Bisset Crest: An Oak tree trunk, sprouting, proper.
Bisset Clan Motto: Abscissa Virescit (Love is the token of peace).
Bisset Clan History:
When William the Lion returned to Scotland from captivity in France and England in 1174 , he brought with him a group of young Anglo-Normans whom he had befriended, and among them was one Henricus Byset, who is on record as having witnessed a Charter c.1198. John Byset, the son of Henricus, was granted lands in Morayshire.
Bisset fortunes unfortunately suffered a severe blow in 1242 when, at a tournament held at Haddington, Walter Byset, Lord of Aboyne, was "worsted" by the young Earl of Atholl. In revenge, he is alleged to have set fire to the Earl's house while he slept, an act for which he and his nephew John were banished from the Kingdom, his lands being dispersed among other members of his family. It is nonetheless uncertain that the crime was actually committed by Walter since in an attempt to free himself from suspicion, he requested that the Bishop of Aberdeen issue a statement excommunicating all of those who had taken part in the murder.

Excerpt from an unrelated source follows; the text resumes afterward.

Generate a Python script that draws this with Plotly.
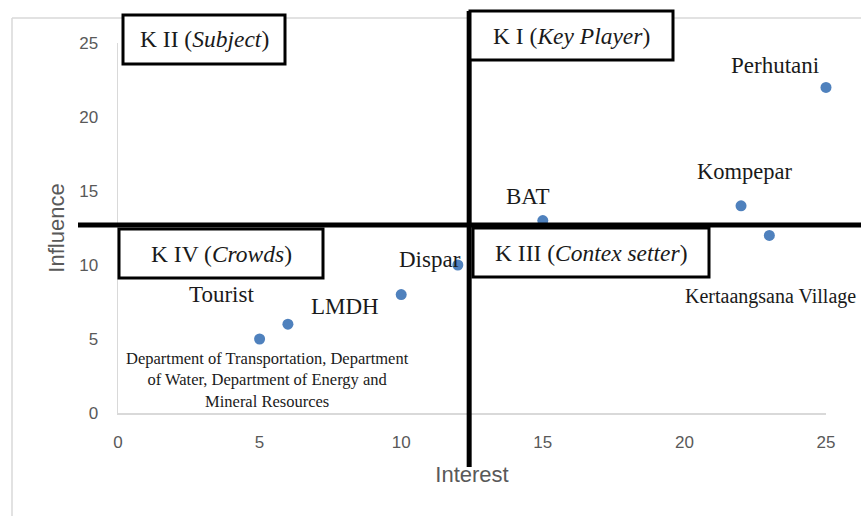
import plotly.graph_objects as go

# ---- data ----
stakeholders = ["Perhutani", "Kompepar", "BAT", "Dispar", "Kertaangsana Village",
                "LMDH", "Tourist",
                "Department of Transportation, Department<br>of Water, Department of Energy and<br>Mineral Resources"]
interest = [25, 22, 15, 12, 23, 10, 6, 5]
influence = [22, 14, 13, 10, 12, 8, 6, 5]
divider_interest = 12.4
divider_influence = 12.7
quadrant_labels = ["K I (<i>Key Player</i>)", "K II (<i>Subject</i>)",
                   "K III (<i>Contex setter</i>)", "K IV (<i>Crowds</i>)"]
x_ticks = [0, 5, 10, 15, 20, 25]
y_ticks = [0, 5, 10, 15, 20, 25]

# ---- layout geometry (window pixels; body margin removed via post_script) ----
W, H = 861, 516
PLOT_L, PLOT_R, PLOT_T, PLOT_B = 118, 826, 43, 413
L, R, T, B = PLOT_L, W - PLOT_R, PLOT_T, H - PLOT_B
PW, PH = PLOT_R - PLOT_L, PLOT_B - PLOT_T


def px(x):
    return (x - PLOT_L) / PW


def py(y):
    return (PLOT_B - y) / PH


SERIF = "Liberation Serif"
SANS = "Liberation Sans"
GRAY = "#595959"
LINE = "#d9d9d9"

fig = go.Figure()
fig.add_trace(go.Scatter(
    x=interest, y=influence, mode="markers",
    marker=dict(color="#4f81bd", size=11),
    cliponaxis=False, hoverinfo="skip", showlegend=False))

# point labels: (xshift, yshift, xanchor, font size)
label_style = [
    (-51, 22, "center", 23),
    (3, 34, "center", 22.5),
    (-15, 24, "center", 23),
    (-28, 6, "center", 23),
    (-86, -61, "left", 20),
    (-56, -12, "center", 23),
    (-66, 30, "center", 23),
    (8, -41, "center", 16.5),
]
for name, xv, yv, (xs, ys, xa, fs) in zip(stakeholders, interest, influence, label_style):
    fig.add_annotation(x=xv, y=yv, xref="x", yref="y", text=name, showarrow=False,
                       xshift=xs, yshift=ys, xanchor=xa, yanchor="middle",
                       font=dict(family=SERIF, size=fs, color="#1a1a1a"))

shapes = []
# outer chart frame (left & top)
shapes.append(dict(type="line", xref="paper", yref="paper", x0=px(12), x1=px(12),
                   y0=py(18), y1=py(H + 5), line=dict(color=LINE, width=1.5)))
shapes.append(dict(type="line", xref="paper", yref="paper", x0=px(12), x1=px(W + 5),
                   y0=py(18), y1=py(18), line=dict(color=LINE, width=1.5)))
# quadrant dividers
shapes.append(dict(type="line", xref="x", yref="paper", x0=divider_interest, x1=divider_interest,
                   y0=py(11), y1=py(467), line=dict(color="black", width=5)))
shapes.append(dict(type="line", xref="paper", yref="y", x0=px(78), x1=px(W + 5),
                   y0=divider_influence, y1=divider_influence, line=dict(color="black", width=5)))

# quadrant boxes (window pixel boxes) and their labels
boxes = [(470, 11, 673, 60), (123, 15, 285, 64), (473, 228, 709, 277), (119, 229, 323, 278)]
for (x0, y0, x1, y1), txt in zip(boxes, quadrant_labels):
    shapes.append(dict(type="rect", xref="paper", yref="paper", x0=px(x0), x1=px(x1),
                       y0=py(y0), y1=py(y1), line=dict(color="black", width=3),
                       fillcolor="white"))
    fig.add_annotation(x=px((x0 + x1) / 2), y=py((y0 + y1) / 2), xref="paper", yref="paper",
                       text=txt, showarrow=False, xanchor="center", yanchor="middle",
                       font=dict(family=SERIF, size=23.5, color="#1a1a1a"))

fig.update_layout(
    width=W, height=H, margin=dict(l=L, r=R, t=T, b=B),
    paper_bgcolor="white", plot_bgcolor="white",
    shapes=shapes,
    xaxis=dict(range=[0, 25], tickvals=x_ticks, showgrid=False, zeroline=False,
               showline=True, linecolor=LINE, linewidth=1.5, ticks="",
               ticklabelstandoff=13,
               tickfont=dict(family=SANS, size=17, color=GRAY),
               title=dict(text="Interest", font=dict(family=SANS, size=22, color=GRAY),
                          standoff=15)),
    yaxis=dict(range=[0, 25], tickvals=y_ticks, showgrid=False, zeroline=False,
               showline=True, linecolor=LINE, linewidth=1.5, ticks="",
               ticklabelstandoff=15,
               tickfont=dict(family=SANS, size=17, color=GRAY),
               title=dict(text="Influence", font=dict(family=SANS, size=22, color=GRAY),
                          standoff=8)),
)

fig.write_html("out.html", config={"displayModeBar": False, "staticPlot": True},
               post_script="document.body.style.margin='0';document.body.style.overflow='hidden';")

It did not end there, however, as a pardon was later granted to the son of the Earl of Atholl for killing some Bysets in Ireland, presumably Walter and John. Nevertheless. John Bisset's descendants appear to have survived, and the name is still found in Antrim, where they became known as the MacEoin Bissets of the Glens.
In the late 13th century, Sir Simon Fraser of Oliver in Peeblesshire acquired the Bisset lands around Beauly through marriage, and other Bisset family members married into the Grants. The Bisset surname is therefore often given as a Sept of these Clans. The principal surviving line of Bisset is held by the Bissets of Lessendrum near Huntly in Aberdeenshire.
Around 1301, Baldred Bisset, Parson of Kinghorn and an "Official" of St Andrews, wrote a letter to the Pope in Rome denouncing the behaviour of Edward I of England towards Scotland.
An Andrew Bisset fought with the 76th Regiment of Foot/Macdonald Highlanders in the American Revolutionary War. A family of Bissets are today located in Nova Scotia.
Surname distribution in Scotland: The Bissett name is most commonly found in Perth and Kinross (Perthshire and Kinross-shire), Stirlingshire, Falkirk, Clackmannanshire and Fife.
Places of Interest: Aboyne Castle, Aboyne, Aberdeenshire. A stronghold of the Bissets in the early 1200's, but passed to the Knights Templar in 1242, after a feud between the family and the Earls of Atholl. Kilravock Castle, Croy, Inverness-shire. Held by the Bissets in the 12th and early 13th centuries. Knock Castle, nr, Ballater, Aberdeenshire. A stronghold of the Bissets in the 13th century. Lessendrum, nr. Huntly, Aberdeenshire. The main line of the Bisset Clan held Lessendrum from the early 1300's until the 1960's. The last building, Lessendrum House, was destroyed by fire in the 1920's and remains an attractive ruin. Maryculter House, Peterculter, Aberdeenshire. Walter Bisset, Lord of Aboyne, established a preceptory of the Knights Templar here in the early 1200's. The currently mansion house was built in the 17th century and operates as a luxury hotel. Redcastle, Muir of Ord, Ross-Shire. Ruined tower house on a steep riverbank by the Beauly Firth, held by the Bissets in the early 1200's.